1) In general, an ancient book that makes scientific statements that we know today that would have been unknown or surprising adds to the credibility. A non-Biblical example of this is Herodotus's mentioning of the motion of the Sun during the Phoenician circumnavigation of Africa (can't find the verse). Herodotus had a habit of reporting whatever stories he heard as he heard them, even if they seemed unbelievable. In this case, because we know the Sun's motion would be different below the equator, we have reason to believe the report of circumnavigation. That, however, doesn't mean that we believe in flying snakes in Ethiopia.

2) The Bible was written by several human authors over several millenia. I'd imagine that for someone skeptical of the Bible, the Bible predicting scientific phenomena in one section written by one author wouldn't make the author authors more believable.
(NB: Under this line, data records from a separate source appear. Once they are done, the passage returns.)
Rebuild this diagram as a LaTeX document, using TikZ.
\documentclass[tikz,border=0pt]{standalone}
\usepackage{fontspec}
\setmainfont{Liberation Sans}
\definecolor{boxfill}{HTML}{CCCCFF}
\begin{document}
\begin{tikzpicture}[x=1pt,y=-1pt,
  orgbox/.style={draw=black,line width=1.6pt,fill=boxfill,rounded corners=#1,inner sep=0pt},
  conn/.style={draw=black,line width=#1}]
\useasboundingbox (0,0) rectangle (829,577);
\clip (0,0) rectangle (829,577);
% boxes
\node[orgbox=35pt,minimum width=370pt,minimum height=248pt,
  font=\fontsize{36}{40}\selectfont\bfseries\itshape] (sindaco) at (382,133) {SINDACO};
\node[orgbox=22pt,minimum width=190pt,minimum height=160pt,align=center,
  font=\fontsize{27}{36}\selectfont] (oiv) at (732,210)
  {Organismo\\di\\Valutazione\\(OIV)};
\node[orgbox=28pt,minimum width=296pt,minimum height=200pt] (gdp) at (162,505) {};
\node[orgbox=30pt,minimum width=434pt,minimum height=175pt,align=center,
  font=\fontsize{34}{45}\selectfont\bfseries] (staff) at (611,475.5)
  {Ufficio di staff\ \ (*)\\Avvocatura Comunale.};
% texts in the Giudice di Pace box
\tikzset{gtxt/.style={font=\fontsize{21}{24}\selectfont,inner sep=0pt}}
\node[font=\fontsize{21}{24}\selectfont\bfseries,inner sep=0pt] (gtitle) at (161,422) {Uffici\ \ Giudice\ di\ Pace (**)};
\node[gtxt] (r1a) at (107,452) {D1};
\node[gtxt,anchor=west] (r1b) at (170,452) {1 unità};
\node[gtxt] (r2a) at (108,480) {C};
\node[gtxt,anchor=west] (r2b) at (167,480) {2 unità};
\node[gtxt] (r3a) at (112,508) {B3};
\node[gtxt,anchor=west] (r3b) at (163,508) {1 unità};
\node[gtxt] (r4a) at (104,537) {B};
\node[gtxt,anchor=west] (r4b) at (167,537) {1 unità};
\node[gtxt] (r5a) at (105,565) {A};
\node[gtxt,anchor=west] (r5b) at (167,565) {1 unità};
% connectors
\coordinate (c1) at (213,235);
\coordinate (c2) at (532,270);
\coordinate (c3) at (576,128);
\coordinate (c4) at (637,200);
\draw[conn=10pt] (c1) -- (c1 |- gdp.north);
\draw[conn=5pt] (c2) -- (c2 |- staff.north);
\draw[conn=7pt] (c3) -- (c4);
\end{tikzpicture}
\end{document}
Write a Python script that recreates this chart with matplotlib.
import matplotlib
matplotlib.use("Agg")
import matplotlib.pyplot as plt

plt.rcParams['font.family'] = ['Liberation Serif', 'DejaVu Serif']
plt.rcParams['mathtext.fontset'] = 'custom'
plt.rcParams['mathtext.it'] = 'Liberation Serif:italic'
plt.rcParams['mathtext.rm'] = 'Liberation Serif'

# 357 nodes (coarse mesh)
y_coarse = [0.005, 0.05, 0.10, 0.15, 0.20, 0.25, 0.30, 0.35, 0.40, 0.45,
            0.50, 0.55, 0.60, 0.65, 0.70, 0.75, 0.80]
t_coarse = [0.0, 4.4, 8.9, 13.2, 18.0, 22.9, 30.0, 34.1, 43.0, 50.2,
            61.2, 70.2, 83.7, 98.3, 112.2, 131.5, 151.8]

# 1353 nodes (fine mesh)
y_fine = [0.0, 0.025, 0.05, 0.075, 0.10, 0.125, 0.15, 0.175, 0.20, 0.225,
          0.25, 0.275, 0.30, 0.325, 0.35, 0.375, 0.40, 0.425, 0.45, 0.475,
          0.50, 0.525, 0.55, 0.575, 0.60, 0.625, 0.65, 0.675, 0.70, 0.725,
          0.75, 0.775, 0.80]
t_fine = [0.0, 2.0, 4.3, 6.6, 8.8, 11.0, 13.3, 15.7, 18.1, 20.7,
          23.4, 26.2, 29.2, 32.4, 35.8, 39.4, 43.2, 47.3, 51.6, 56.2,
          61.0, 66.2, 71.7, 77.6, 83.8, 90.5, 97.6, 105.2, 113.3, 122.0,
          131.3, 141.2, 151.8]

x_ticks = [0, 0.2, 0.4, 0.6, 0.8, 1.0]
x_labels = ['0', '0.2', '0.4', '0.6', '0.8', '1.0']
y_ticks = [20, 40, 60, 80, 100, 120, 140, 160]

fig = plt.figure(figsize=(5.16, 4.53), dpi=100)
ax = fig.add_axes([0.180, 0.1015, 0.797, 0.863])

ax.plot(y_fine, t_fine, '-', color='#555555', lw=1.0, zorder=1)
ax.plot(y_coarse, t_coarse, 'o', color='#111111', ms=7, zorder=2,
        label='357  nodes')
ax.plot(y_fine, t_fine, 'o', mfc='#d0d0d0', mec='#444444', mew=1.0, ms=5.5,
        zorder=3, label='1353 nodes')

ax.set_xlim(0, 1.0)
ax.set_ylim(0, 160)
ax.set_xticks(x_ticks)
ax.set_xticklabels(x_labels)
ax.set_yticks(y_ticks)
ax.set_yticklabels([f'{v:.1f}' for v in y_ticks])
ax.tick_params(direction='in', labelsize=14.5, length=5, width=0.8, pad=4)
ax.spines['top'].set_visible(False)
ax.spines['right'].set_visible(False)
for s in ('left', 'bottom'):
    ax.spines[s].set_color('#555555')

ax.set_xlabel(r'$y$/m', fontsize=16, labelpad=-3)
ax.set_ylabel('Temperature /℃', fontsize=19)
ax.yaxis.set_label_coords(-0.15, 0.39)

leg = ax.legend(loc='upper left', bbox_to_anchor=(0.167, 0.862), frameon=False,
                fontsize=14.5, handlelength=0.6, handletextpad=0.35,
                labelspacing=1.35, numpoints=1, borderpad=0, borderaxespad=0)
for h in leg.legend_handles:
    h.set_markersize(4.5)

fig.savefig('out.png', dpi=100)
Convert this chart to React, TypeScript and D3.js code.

3) The point of the Bible isn't scientific. Let's say the Bible made predictions about quantum mechanics or electromagnetism. What impact would that have on how Christians worship? What impact would that have on the theological messages delivered by Christ? Would that have any impact on the understanding of the Old Testament covenant by either Jews or Christians? Certainly not.

There are non-theological statements of fact that would have an effect on the above theological questions. The best example of these (for Christians, anyway) is "Jesus was resurrected." I once heard a priest give a homily about this topic. Before becoming a priest, he was with someone about what it would mean if it was scientifically proven that there was no Resurrection. He took the stance (and this seems to be the right stance) that the story of Christianity is the Resurrection, and without the Resurrection everything else is rendered meaningless.


Read Iain M. Banks, "The Hydrogen Sonata", describing a quite sinister possibility.

And that line from genesis is so vague, it could be anything. You're putting the bible on the same level as Nostradamus.


Your unverifiable and unrealistic association of a Big Bang event with the thrice-translated (at least!) Genesis is, among other things, not even vaguely philosophical. I fail to see how anyone would agree this is appropriate to this QA topic.

Take a look at your second quoted sentence, and you'll see it has absolutely nothing in common with the cosmological theories. So why do you see one sentence as evidence of a god yet refuse to see the other sentence as evidence against a god?

  • Responding to "We're looking for long answers..." Well, that's philosophy for you :-) . I'll try to stay out of the fray. Apr 10 '14 at 11:08

That the universe has a beginning is consistent with the the phrase 'In the beginning'. The claim, however is a very weak one which is also consistent with other competing theories, such as that primitive people made up a story which sounded plausible to them at the time.

In order for one theory to have credence over the other, you would need a prediction on which they differ.